Most of the prts that I grained were thick welded stainless parts (not sheetmetal), on a graining table (machine) that was used to remove the mill finish and make welds disappear. The machine was like a huge belt sander (about a 6" wide belt), but the belt area between the hubs was open, and traveling over a gliding table. A padded block was used on the back side of the belt, to press the belt down to the workpiece. The table would be manually moved in/out perpendicular to the belt direction, to get full coverage of the workpiece. The finished workpieces looked completely uniform in appearance. The abrasive was traveling in a straight line, and in only one direction. The critical part was to not round over the edges, by by keeping the hand block from travelling over them.

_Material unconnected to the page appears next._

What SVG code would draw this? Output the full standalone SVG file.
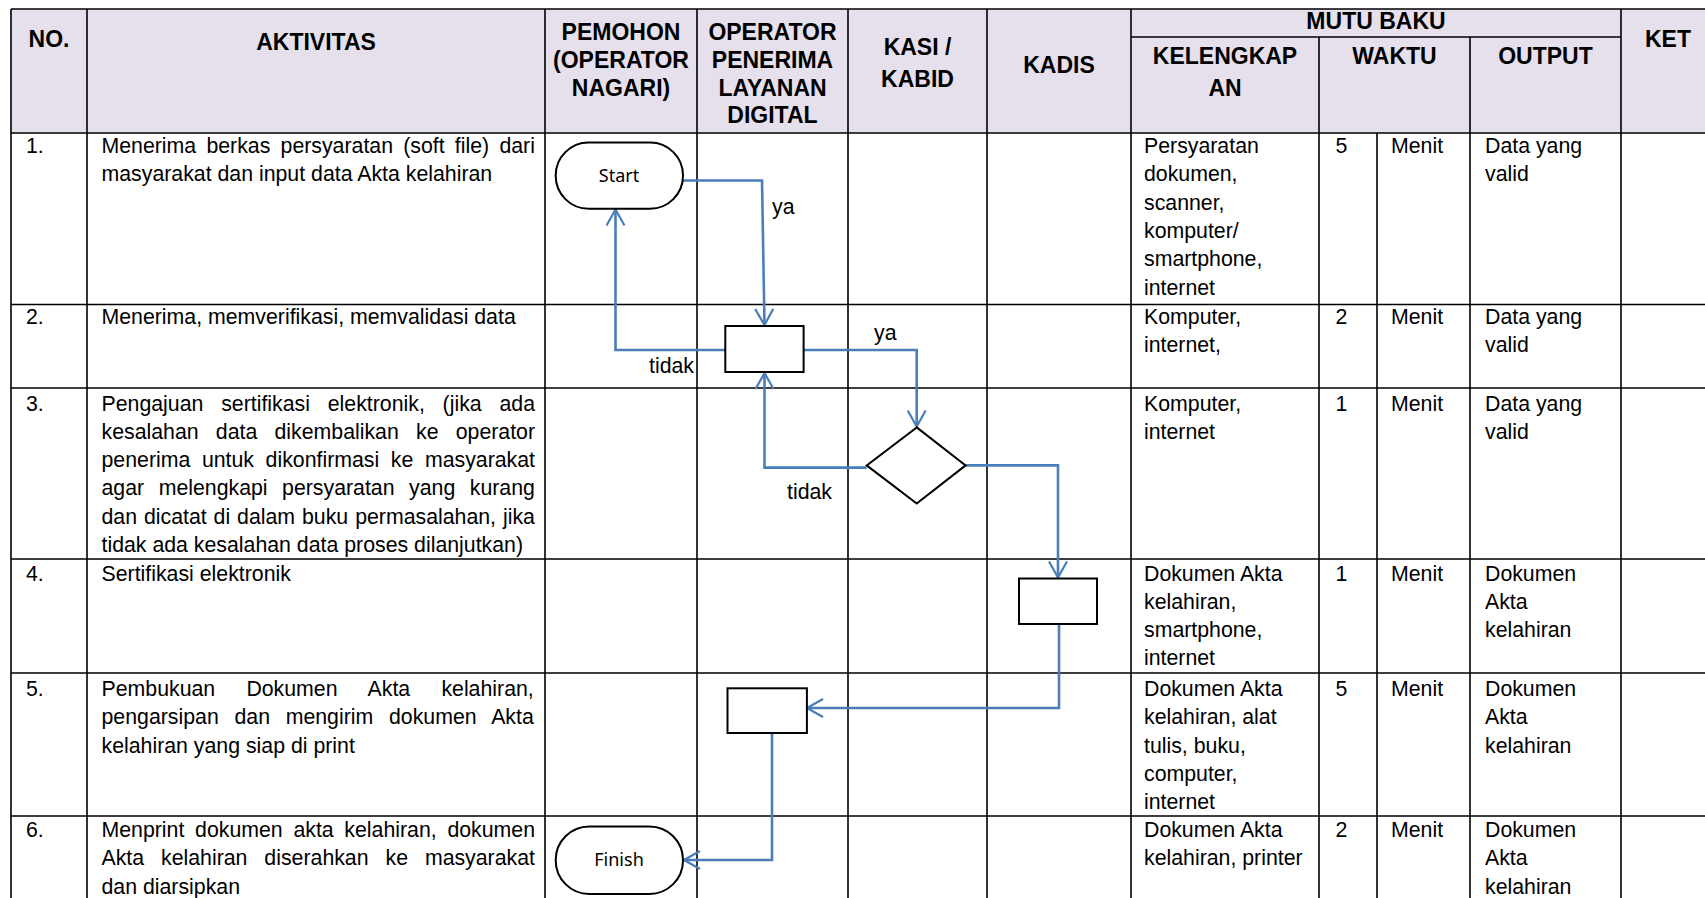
<svg xmlns="http://www.w3.org/2000/svg" width="1705" height="898" viewBox="0 0 1705 898">
<defs>
<style>
.grid{stroke:#000;stroke-width:1.6;fill:none}
.h{font-family:"Liberation Sans",Arial,sans-serif;font-weight:bold;font-size:23px;fill:#000;text-anchor:middle}
.t{font-family:"Liberation Sans",Arial,sans-serif;font-size:21.3px;fill:#000}
.lbl{font-family:"Liberation Sans",Arial,sans-serif;font-size:21.3px;fill:#000}
.shape{fill:#fff;stroke:#000;stroke-width:2}
.term{font-family:"Noto Sans",sans-serif;font-size:18px;fill:#000;text-anchor:middle}
.con{fill:none;stroke:#4A7EBB;stroke-width:2.6}
</style>
<marker id="arr" viewBox="0 0 18 20" refX="17" refY="10" markerWidth="18" markerHeight="20" markerUnits="userSpaceOnUse" orient="auto">
<path d="M1,1 L17,10 L1,19" fill="none" stroke="#4A7EBB" stroke-width="2.2"/>
</marker>
</defs>
<rect width="1705" height="898" fill="#fff"/>
<g id="table">
<rect x="11" y="9" width="1694" height="124" fill="#E5E0EC"/>
<path class="grid" d="M11,9H1705 M1131,37H1621 M11,133H1705 M11,304.5H1705 M11,388H1705 M11,559H1705 M11,673H1705 M11,816H1705
M11,9V898 M87,9V898 M545,9V898 M697,9V898 M848,9V898 M987,9V898 M1131,9V898 M1319,37V898 M1377,133V898 M1470,37V898 M1621,9V898"/>
<text class="h" x="49" y="47">NO.</text>
<text class="h" x="316" y="49.5">AKTIVITAS</text>
<text class="h" x="621" y="40">PEMOHON</text>
<text class="h" x="621" y="68">(OPERATOR</text>
<text class="h" x="621" y="95.5">NAGARI)</text>
<text class="h" x="772.5" y="40">OPERATOR</text>
<text class="h" x="772.5" y="68">PENERIMA</text>
<text class="h" x="772.5" y="95.5">LAYANAN</text>
<text class="h" x="772.5" y="123">DIGITAL</text>
<text class="h" x="917.5" y="55">KASI /</text>
<text class="h" x="917.5" y="86.5">KABID</text>
<text class="h" x="1059" y="72.5">KADIS</text>
<text class="h" x="1376" y="29">MUTU BAKU</text>
<text class="h" x="1225" y="63.5">KELENGKAP</text>
<text class="h" x="1225" y="95.5">AN</text>
<text class="h" x="1394.5" y="63.5">WAKTU</text>
<text class="h" x="1545.5" y="63.5">OUTPUT</text>
<text class="h" x="1668" y="47">KET</text>

<text class="t" x="26" y="153">1.</text>
<text class="t" x="101.5" y="153" word-spacing="4.3">Menerima berkas persyaratan (soft file) dari</text>
<text class="t" x="101.5" y="181.3">masyarakat dan input data Akta kelahiran</text>
<text class="t" x="1144" y="153">Persyaratan</text>
<text class="t" x="1144" y="181.3">dokumen,</text>
<text class="t" x="1144" y="209.6">scanner,</text>
<text class="t" x="1144" y="237.9">komputer/</text>
<text class="t" x="1144" y="266.2">smartphone,</text>
<text class="t" x="1144" y="294.5">internet</text>
<text class="t" x="1335.5" y="153">5</text>
<text class="t" x="1391" y="153">Menit</text>
<text class="t" x="1485" y="153">Data yang</text>
<text class="t" x="1485" y="181.3">valid</text>

<text class="t" x="26" y="324">2.</text>
<text class="t" x="101.5" y="324">Menerima, memverifikasi, memvalidasi data</text>
<text class="t" x="1144" y="324">Komputer,</text>
<text class="t" x="1144" y="352.3">internet,</text>
<text class="t" x="1335.5" y="324">2</text>
<text class="t" x="1391" y="324">Menit</text>
<text class="t" x="1485" y="324">Data yang</text>
<text class="t" x="1485" y="352.3">valid</text>

<text class="t" x="26" y="410.5">3.</text>
<text class="t" x="101.5" y="410.5" word-spacing="11.9">Pengajuan sertifikasi elektronik, (jika ada</text>
<text class="t" x="101.5" y="438.8" word-spacing="11.3">kesalahan data dikembalikan ke operator</text>
<text class="t" x="101.5" y="467.1" word-spacing="5.7">penerima untuk dikonfirmasi ke masyarakat</text>
<text class="t" x="101.5" y="495.4" word-spacing="8.6">agar melengkapi persyaratan yang kurang</text>
<text class="t" x="101.5" y="523.7" word-spacing="1.0">dan dicatat di dalam buku permasalahan, jika</text>
<text class="t" x="101.5" y="552">tidak ada kesalahan data proses dilanjutkan)</text>
<text class="t" x="1144" y="410.5">Komputer,</text>
<text class="t" x="1144" y="438.8">internet</text>
<text class="t" x="1335.5" y="410.5">1</text>
<text class="t" x="1391" y="410.5">Menit</text>
<text class="t" x="1485" y="410.5">Data yang</text>
<text class="t" x="1485" y="438.8">valid</text>

<text class="t" x="26" y="580.5">4.</text>
<text class="t" x="101.5" y="580.5">Sertifikasi elektronik</text>
<text class="t" x="1144" y="580.5">Dokumen Akta</text>
<text class="t" x="1144" y="608.8">kelahiran,</text>
<text class="t" x="1144" y="637.1">smartphone,</text>
<text class="t" x="1144" y="665.4">internet</text>
<text class="t" x="1335.5" y="580.5">1</text>
<text class="t" x="1391" y="580.5">Menit</text>
<text class="t" x="1485" y="580.5">Dokumen</text>
<text class="t" x="1485" y="608.8">Akta</text>
<text class="t" x="1485" y="637.1">kelahiran</text>

<text class="t" x="26" y="696">5.</text>
<text class="t" x="101.5" y="696" word-spacing="25.3">Pembukuan Dokumen Akta kelahiran,</text>
<text class="t" x="101.5" y="724.3" word-spacing="9.8">pengarsipan dan mengirim dokumen Akta</text>
<text class="t" x="101.5" y="752.6">kelahiran yang siap di print</text>
<text class="t" x="1144" y="696">Dokumen Akta</text>
<text class="t" x="1144" y="724.3">kelahiran, alat</text>
<text class="t" x="1144" y="752.6">tulis, buku,</text>
<text class="t" x="1144" y="780.9">computer,</text>
<text class="t" x="1144" y="809.2">internet</text>
<text class="t" x="1335.5" y="696">5</text>
<text class="t" x="1391" y="696">Menit</text>
<text class="t" x="1485" y="696">Dokumen</text>
<text class="t" x="1485" y="724.3">Akta</text>
<text class="t" x="1485" y="752.6">kelahiran</text>

<text class="t" x="26" y="837">6.</text>
<text class="t" x="101.5" y="837" word-spacing="4.8">Menprint dokumen akta kelahiran, dokumen</text>
<text class="t" x="101.5" y="865.3" word-spacing="11.0">Akta kelahiran diserahkan ke masyarakat</text>
<text class="t" x="101.5" y="893.6">dan diarsipkan</text>
<text class="t" x="1144" y="837">Dokumen Akta</text>
<text class="t" x="1144" y="865.3">kelahiran, printer</text>
<text class="t" x="1335.5" y="837">2</text>
<text class="t" x="1391" y="837">Menit</text>
<text class="t" x="1485" y="837">Dokumen</text>
<text class="t" x="1485" y="865.3">Akta</text>
<text class="t" x="1485" y="893.6">kelahiran</text>
</g>

<g id="connectors">
<path class="con" d="M683,180.5 H762 L764.5,325" marker-end="url(#arr)"/>
<path class="con" d="M725.3,350 H615.5 V209.5" marker-end="url(#arr)"/>
<path class="con" d="M803.6,350 H916.7 V426.5" marker-end="url(#arr)"/>
<path class="con" d="M866.7,467.6 H764.5 V373" marker-end="url(#arr)"/>
<path class="con" d="M965.6,465.4 H1058 V577.5" marker-end="url(#arr)"/>
<path class="con" d="M1059,624 V708 H807" marker-end="url(#arr)"/>
<path class="con" d="M772,733 V860 H684" marker-end="url(#arr)"/>
<text class="lbl" x="772" y="214">ya</text>
<text class="lbl" x="874" y="340">ya</text>
<text class="lbl" x="649" y="373">tidak</text>
<text class="lbl" x="787" y="499">tidak</text>
</g>

<g id="start">
<rect class="shape" x="555.7" y="142.5" width="127.3" height="66.3" rx="33" ry="33"/>
<text class="term" x="619" y="182">Start</text>
</g>
<g id="verify">
<rect class="shape" x="725.3" y="326" width="78.3" height="46"/>
</g>
<g id="decision">
<polygon class="shape" points="916.7,427.4 965.6,465.4 916.7,503.5 866.7,465.4"/>
</g>
<g id="sertifikasi">
<rect class="shape" x="1019" y="578.5" width="78" height="45.5"/>
</g>
<g id="pembukuan">
<rect class="shape" x="727.5" y="688.3" width="79.4" height="44.7"/>
</g>
<g id="finish">
<rect class="shape" x="555.7" y="826.4" width="127.3" height="67.5" rx="33.5" ry="33.5"/>
<text class="term" x="619" y="866">Finish</text>
</g>
</svg>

Appliance parts can be many different types of metal, as RoyJ suggested. If you completely disassemble the machines, refinishing the entire (flat?) panels would be easier to get a uniform finish, than trying to touch up areas while the machines are assembled. Seeing the back sides of the parts would help you determine if the parts are stainless, anodized aluminum, or plated steel. The stainless parts wouldn't require any other processes other than graining. The other parts will require additional processes (chemical and electrical) to retain the bright appearance.
When working with abrasives, using different carriers will affect the appearance of the finished part. Using a wood block, a steel block, or a plastic/rubber block will give different finishes on the same metal, using the same abrasive.
WB metalworking projects http://www.kwagmire.com/metal_proj.html ...........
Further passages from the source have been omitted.